The tiny hamlet of Mapledurham can be reached by driving down a long, twisting, narrow lane, which gets particularly exciting at busy times. A far more sedate method is to take a gentle boat journey along a short stretch of the River Thames, departing from the Caversham promenade. Arriving in this picturesque village is like stepping back in time as it appears to be virtually untouched by the usual disturbances of 21st century paraphernalia, and remains a secluded outpost with only a few residential properties, a church, and the Mapledurham estate.
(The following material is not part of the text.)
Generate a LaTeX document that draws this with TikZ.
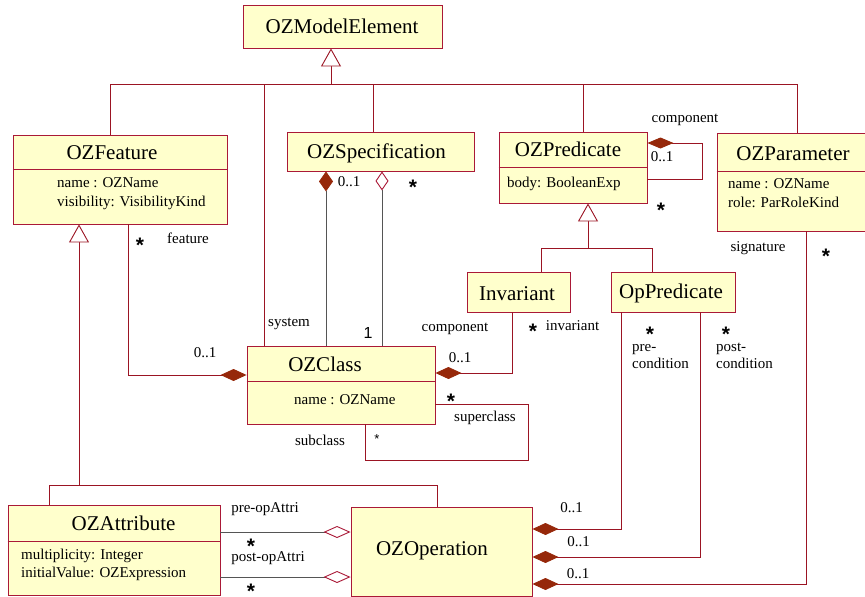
\documentclass[tikz,border=0pt]{standalone}
\usepackage{fontspec}
\setmainfont{Liberation Serif}
\newfontfamily\starfont{Liberation Sans}
\usetikzlibrary{arrows.meta}
\definecolor{boxred}{RGB}{170,25,55}
\definecolor{linered}{RGB}{155,20,35}
\definecolor{boxfill}{RGB}{255,255,204}
\definecolor{diafill}{RGB}{150,40,10}
\definecolor{assocgray}{RGB}{85,85,85}

\tikzset{
  classbox/.style={draw=boxred, fill=boxfill, line width=0.9pt, inner sep=0pt},
  divider/.style={draw=boxred, line width=0.9pt},
  title/.style={font=\fontsize{21}{24}\selectfont, inner sep=0pt, text height=14pt, text depth=0pt},
  attrtext/.style={font=\fontsize{15}{18}\selectfont, inner sep=0pt, anchor=west, text height=10pt, text depth=3pt},
  lbl/.style={font=\fontsize{15}{18}\selectfont, inner sep=0pt, text height=10pt, text depth=3pt},
  % the asterisk sits high in its box, so the node is lowered a little
  mult/.style={font=\starfont\bfseries\fontsize{21}{24}\selectfont, inner sep=0pt, yshift=-4pt},
  link/.style={draw=linered, line width=0.9pt},
  gline/.style={draw=assocgray, line width=0.9pt},
  gen/.style={link, -{Triangle[open, length=18pt, width=20pt, color=linered, fill=white]}},
  comp/.style={-{Diamond[length=26pt, width=12pt, color=diafill, fill=diafill]}},
  vcomp/.style={-{Diamond[length=20pt, width=14pt, color=diafill, fill=diafill]}},
  agg/.style={-{Diamond[open, length=27pt, width=12pt, color=boxred, fill=white]}},
  vagg/.style={-{Diamond[open, length=19pt, width=13pt, color=boxred, fill=white]}},
}

\begin{document}
\begin{tikzpicture}[x=1pt, y=-1pt]
\useasboundingbox (0,0) rectangle (865,597);

% ---------- classes ----------
\node[classbox, minimum width=199pt, minimum height=43pt] (model) at (342.5,26.5) {};
\node[title] (modelT) at (342,27) {OZModelElement};

\node[classbox, minimum width=214pt, minimum height=89pt] (feature) at (120,179.5) {};
\draw[divider] ([yshift=-35pt]feature.north west) -- ([yshift=-35pt]feature.north east);
\node[title] (featureT) at (112,152) {OZFeature};
\node[attrtext] (featureA1) at (57,184) {name : OZName};
\node[attrtext] (featureA2) at (57,203) {visibility: VisibilityKind};

\node[classbox, minimum width=187pt, minimum height=39pt] (spec) at (380.5,151.5) {};
\node[title] (specT) at (376.5,151) {OZSpecification};

\node[classbox, minimum width=148pt, minimum height=71pt] (pred) at (573,167.5) {};
\draw[divider] ([yshift=-36pt]pred.north west) -- ([yshift=-36pt]pred.north east);
\node[title] (predT) at (568,149) {OZPredicate};
\node[attrtext] (predA1) at (507,184) {body: BooleanExp};

\node[classbox, minimum width=149pt, minimum height=98pt] (param) at (791.5,182) {};
\draw[divider] ([yshift=-39pt]param.north west) -- ([yshift=-39pt]param.north east);
\node[title] (paramT) at (793,153) {OZParameter};
\node[attrtext] (paramA1) at (728,185) {name : OZName};
\node[attrtext] (paramA2) at (728,204) {role: ParRoleKind};

\node[classbox, minimum width=103pt, minimum height=40pt] (inv) at (518.5,292) {};
\node[title] (invT) at (517,293) {Invariant};

\node[classbox, minimum width=124pt, minimum height=40pt] (oppred) at (673,292) {};
\node[title] (oppredT) at (671,291) {OpPredicate};

\node[classbox, minimum width=188pt, minimum height=78pt] (cls) at (341,385) {};
\draw[divider] ([yshift=-36pt]cls.north west) -- ([yshift=-36pt]cls.north east);
\node[title] (clsT) at (325,364) {OZClass};
\node[attrtext] (clsA1) at (294,401) {name : OZName};

\node[classbox, minimum width=212pt, minimum height=90pt] (attr) at (114,550) {};
\draw[divider] ([yshift=-37pt]attr.north west) -- ([yshift=-37pt]attr.north east);
\node[title] (attrT) at (123.5,523) {OZAttribute};
\node[attrtext] (attrA1) at (21,556) {multiplicity: Integer};
\node[attrtext] (attrA2) at (21,574) {initialValue: OZExpression};

\node[classbox, minimum width=181pt, minimum height=89pt] (op) at (441.5,551.5) {};
\node[title] (opT) at (432,548) {OZOperation};

% ---------- generalisations ----------
\coordinate (g0) at (331,84);
\coordinate (gF) at (110,84);
\coordinate (gSys) at (264,84);
\coordinate (gS) at (373,84);
\coordinate (gP) at (583,84);
\coordinate (gR) at (797,84);
\draw[gen] (g0) -- (g0 |- model.south);
\draw[link] (feature.north -| gF) -- (gF) -- (gR) -- (param.north -| gR);
\draw[link] (gSys) -- (cls.north -| gSys);
\draw[link] (gS) -- (spec.north -| gS);
\draw[link] (gP) -- (pred.north -| gP);

\coordinate (h0) at (79,485);
\coordinate (hA) at (49,485);
\coordinate (hO) at (437,485);
\draw[gen] (h0) -- (h0 |- feature.south);
\draw[link] (attr.north -| hA) -- (hA) -- (hO) -- (op.north -| hO);

\coordinate (p0) at (588,248);
\coordinate (pI) at (541,248);
\coordinate (pO) at (652,248);
\draw[gen] (p0) -- (p0 |- pred.south);
\draw[link] (inv.north -| pI) -- (pI) -- (pO) -- (oppred.north -| pO);

% ---------- associations ----------
\coordinate (fc) at (128,375);
\draw[link, comp] (feature.south -| fc) -- (fc) -- (fc -| cls.west);

\coordinate (sa) at (326,260);
\coordinate (sb) at (382,260);
\draw[gline, vcomp] (cls.north -| sa) -- (spec.south -| sa);
\draw[gline, vagg] (cls.north -| sb) -- (spec.south -| sb);

\coordinate (ic) at (512,373);
\draw[link, comp] (inv.south -| ic) -- (ic) -- (ic -| cls.east);

\coordinate (ca) at (528,404);
\coordinate (cb) at (365,460);
\draw[link] (cls.east |- ca) -- (ca) -- (ca |- cb) -- (cb) -- (cb |- cls.south);

\coordinate (pa) at (702,143);
\coordinate (pb) at (702,179);
\draw[link, -{Diamond[length=26pt, width=11pt, color=diafill, fill=diafill]}] (pred.east |- pb) -- (pb) -- (pa) -- (pa -| pred.east);

\coordinate (ao1) at (300,532);
\coordinate (ao2) at (300,577);
\draw[gline, agg] (attr.east |- ao1) -- (op.west |- ao1);
\draw[gline, agg] (attr.east |- ao2) -- (op.west |- ao2);

\coordinate (o1) at (621,529);
\coordinate (o2) at (700,557);
\coordinate (o3) at (806,584);
\draw[link, comp] (oppred.south -| o1) -- (o1) -- (o1 -| op.east);
\draw[link, comp] (oppred.south -| o2) -- (o2) -- (o2 -| op.east);
\draw[link, comp] (param.south -| o3) -- (o3) -- (o3 -| op.east);

% ---------- role names and multiplicities ----------
\node[lbl] (l1) at (685,119) {component};
\node[lbl] (l2) at (662,158) {0..1};
\node[mult] (m1) at (661,206) {*};
\node[lbl] (l3) at (758,248) {signature};
\node[mult] (m2) at (826,252) {*};

\node[mult] (m3) at (140,241) {*};
\node[lbl] (l4) at (188,240) {feature};
\node[lbl] (l5) at (205,354) {0..1};
\node[lbl] (l6) at (289,323) {system};

\node[lbl] (l7) at (349,183) {0..1};
\node[mult] (m4) at (413,183) {*};
\node[font=\starfont\fontsize{16}{18}\selectfont, inner sep=0pt] (n1) at (368,333) {1};

\node[lbl] (l8) at (455,328) {component};
\node[mult] (m5) at (533,327) {*};
\node[lbl] (l9) at (572.5,327) {invariant};
\node[lbl] (l10) at (460,359) {0..1};

\node[mult] (m6) at (451,397) {*};
\node[lbl] (l11) at (485,418) {superclass};
\node[lbl] (l12) at (320,442) {subclass};
\node[font=\starfont\fontsize{13}{15}\selectfont, inner sep=0pt, yshift=-2pt] (m7) at (377,437) {*};

\node[mult] (m8) at (650,330) {*};
\node[attrtext] (l13) at (632,348) {pre-};
\node[attrtext] (l14) at (632,365) {condition};
\node[mult] (m9) at (726,330) {*};
\node[attrtext] (l15) at (716,348) {post-};
\node[attrtext] (l16) at (716,365) {condition};

\node[lbl] (l17) at (265,509) {pre-opAttri};
\node[mult] (m10) at (251,542) {*};
\node[lbl] (l18) at (268,558) {post-opAttri};
\node[mult] (m11) at (251,587) {*};

\node[lbl] (l19) at (571.5,509) {0..1};
\node[lbl] (l20) at (578.5,543) {0..1};
\node[lbl] (l21) at (578,575) {0..1};
\end{tikzpicture}
\end{document}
An attractive Elizabethan building with some 18th/19th century alterations, Mapledurham House has been the ancestral home of the Blount family since the end of the 15th century, and remains very much a family home to descendants of that same family. The present house was started by Sir Michael Blount c1588 to replace an old manor house that dated back to the 12th century. As Lieutenant of the Tower of London in the reign of Elizabeth I, Sir Michael felt that a grander residence was more appropriate to his status. Suffering the usual consequences of property belonging to a Catholic family, Mapledurham House went through a torrid time during the 1640s but was eventually secured by Walter Blount in 1651. Through their long association with the renowned 18th century poet, Alexander Pope, Martha and Teresa Blount became the most famous sisters of the family and, following Pope's death, he left many of his possessions to Martha, which are displayed in Mapledurham House. Pope also influenced the layout of the gardens in conjunction with his favoured designer, William Kent.
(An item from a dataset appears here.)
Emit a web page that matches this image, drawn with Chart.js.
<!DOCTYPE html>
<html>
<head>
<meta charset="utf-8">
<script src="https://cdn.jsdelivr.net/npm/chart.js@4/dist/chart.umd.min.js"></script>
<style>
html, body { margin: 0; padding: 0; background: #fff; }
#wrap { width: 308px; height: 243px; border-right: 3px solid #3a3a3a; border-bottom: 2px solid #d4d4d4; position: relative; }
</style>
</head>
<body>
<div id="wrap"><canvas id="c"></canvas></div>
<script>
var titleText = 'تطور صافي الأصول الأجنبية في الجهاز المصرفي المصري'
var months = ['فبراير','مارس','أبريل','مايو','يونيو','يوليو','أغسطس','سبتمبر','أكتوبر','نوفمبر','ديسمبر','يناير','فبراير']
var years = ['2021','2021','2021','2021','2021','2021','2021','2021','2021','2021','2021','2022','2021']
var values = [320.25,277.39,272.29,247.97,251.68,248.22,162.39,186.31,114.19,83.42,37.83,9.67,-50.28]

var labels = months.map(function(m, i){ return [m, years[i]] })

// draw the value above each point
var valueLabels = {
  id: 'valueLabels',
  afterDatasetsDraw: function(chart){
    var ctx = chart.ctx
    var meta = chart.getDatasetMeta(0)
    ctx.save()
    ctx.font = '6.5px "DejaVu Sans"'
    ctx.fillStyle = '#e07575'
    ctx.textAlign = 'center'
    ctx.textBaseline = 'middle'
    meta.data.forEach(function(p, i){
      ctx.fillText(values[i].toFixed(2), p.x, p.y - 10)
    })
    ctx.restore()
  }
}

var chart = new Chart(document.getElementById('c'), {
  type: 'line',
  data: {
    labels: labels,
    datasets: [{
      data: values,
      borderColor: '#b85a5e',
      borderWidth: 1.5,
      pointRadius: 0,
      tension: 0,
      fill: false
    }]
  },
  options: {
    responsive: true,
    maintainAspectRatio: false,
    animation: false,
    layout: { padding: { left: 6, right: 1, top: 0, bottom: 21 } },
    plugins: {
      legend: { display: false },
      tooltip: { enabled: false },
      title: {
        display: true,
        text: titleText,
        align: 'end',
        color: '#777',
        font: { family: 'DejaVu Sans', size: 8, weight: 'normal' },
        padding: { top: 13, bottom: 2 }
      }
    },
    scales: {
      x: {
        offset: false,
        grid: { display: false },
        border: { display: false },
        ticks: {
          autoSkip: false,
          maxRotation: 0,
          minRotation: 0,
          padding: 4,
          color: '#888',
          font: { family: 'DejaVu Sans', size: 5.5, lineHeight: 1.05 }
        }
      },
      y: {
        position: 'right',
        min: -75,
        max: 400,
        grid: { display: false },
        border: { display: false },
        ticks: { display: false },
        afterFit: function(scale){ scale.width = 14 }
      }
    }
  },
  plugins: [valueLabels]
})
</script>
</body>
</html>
When Catholics were allowed to follow their faith openly, a lovely little chapel was created in Mapledurham House, in the Strawberry Hill Gothic style that was so popular at the end of the 18th century, and this continues to be used regularly for the celebration of Mass. About 30 years later, Thomas Martin gave the house a thorough facelift, introducing fine plasterwork and classical features to harmonise with the original Tudor work. Although not comparable with the refined work of Robert Adam, Martin adopted his style of blending old and new to remodel some of the rooms. Filled with family portraits, relics and furniture from every generation, Mapledurham House represents an interesting mish-mash of changing fashions and fortunes.
Externally Mapledurham House looks warm and inviting, built of the rich red bricks traditionally used during the Elizabethan period, and displaying some intricate patterns in the brickwork. A survival from the days when it was dangerous to practice Catholicism, is the small gable above a high window at the back of the house adorned with oyster shells. This was once a familiar sight on houses to denote that it was a safe refuge for Catholics.
A remarkable, fully restored and operational 15th century watermill also survives as part of the Mapledurham estate, and is worthy of inspection. Apart from looking delightfully romantic, as a working mill it is possible to see it 'in action' and purchase some of the flour ground regularly on site.